Set in Germany 1917, the story follows Paul Bäumer (Felix Kammerer), a 17-year-old whose head is filled with patriotism, honor, visions of heroism and the confidence that Germany will win the war. Lying about his age in the documents, Paul along with his school friends, Albert Kropp (Aaron Hilmer), Franz Müller (Moritz Klaus), and Ludwig Behm (Adrian Grünewald) enthusiastically enlists in the Imperial German Army, excitedly looking forward to an easy, swaggering march into Paris ahead.
However, once Paul finds himself inside a trench, unprepared and wearing another soldier’s outfit, he realizes that he has signed up for a nightmare of bloodshed and chaos.
Meanwhile, Matthias Erzberger (Daniel Brühl), a German politician, continues his desperate efforts to bring the conflict to a close in order to prevent further needless deaths. He is opposed not just by the warmongering French but the Berlin military establishment. As personified by General Friedrich (Devid Striesow), they believe German honor must be safeguarded irrespective of the cost.
Of course, the stories are entwined as Erzberger chases an end to the horror. But we’re constantly reminded how much distance there is between the military leaders and the boys in the trenches, and serving as a striking counterpoint to any heroic notion that the war is good of for one’s country.
Without a doubt, this is a brutal and uncompromising study of the realities of war.
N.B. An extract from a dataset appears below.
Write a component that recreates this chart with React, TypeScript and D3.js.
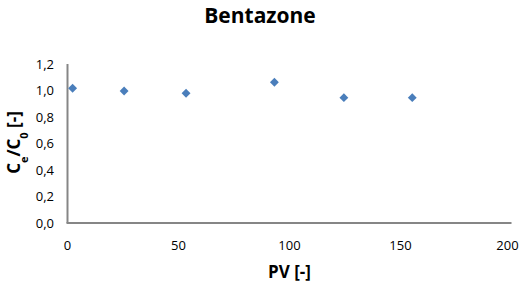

The film serves as a sobering reminder of the soldiers who died in battle on both sides. The fact the war depicted took place more than a hundred years ago doesn’t make it any less relevant. It could be shown in Ukraine today, and soldiers on both sides would understand. And the odd thing is since we’re seeing it from the eyes of the young German soldiers, who are truly clueless as to why they’re really even fighting, you do empathize and feel sorry for them.
The relationship between Stanislaus “Kat” Katczinsky (Albrecht Schuch), an older and more careworn professional soldier and Paul is the film’s emotional core, providing the humanity, humor and camaraderie that make the visceral battle scenes hit all the harder. You find yourself even rooting for them. This film humanizes them but importantly shows the politicians who are truly to blame for the atrocities. The powerful men behind the scenes, hundreds of miles away from the real pain and suffering they cause.
Here, director Berger spares the viewer nothing: Bodies are blown apart, the mud sucks weary legs down and makes the men easier targets as the bodies pile up, the hand-to-hand combat is claustrophobic and terrifying, often accompanied not by dialogue, but just the heavy breathing and desperate grunting of exhausted men trying to stay alive. It also never fails to do justice to its subject matter, though is perhaps conscious of its own classic status.
And nothing in it quite matches the shudder of the brutal opening sequence of the war machine: a soldier is killed and his uniform is removed from his corpse, washed and mended with all the others and then dished out to raw recruit Paul with the dead man’s name tag accidentally left on the collar, to Paul’s bewilderment.
The battle scenes too are appallingly visceral. The most brutal part of the film is the weapons of war used here. Tanks, flame throwers, planes dropping bombs. Men screaming in pure terror while the bullet proof tanks drive over them, while flames fill their trenches, or planes blow them up while they flee.
It also helps that Felix Kammerer brings a genuinely impressive performance that illuminates the misery of a young soldier who must face every conceivable fear. He is quickly well supported by Tjaden Stackfleet, Edin Hasanovic, Aaron Hilmer, Moritz Klaus, and Adrian Grünewald. But none compare to tremendous performance of Albrecht Schuch, who manages to steal spotlight in every frame.
Despite being the most known face among the cast, Daniel Brühl delivers a low key yet memorable turn. In other roles, Edin Hasanovic, Devid Striesow, Andreas Döhler, Sebastian Hülk, Luc Feit, Michael Stange, Alexander Schuster, Moritz Klaus, Tobias Langhoff, André Marcon, Michael Wittenborn and Anton von Lucke are effective. On the whole, ‘All Quiet on the Western Front’ is a brutal, stunning and potent reminder of the true horror and futility of war.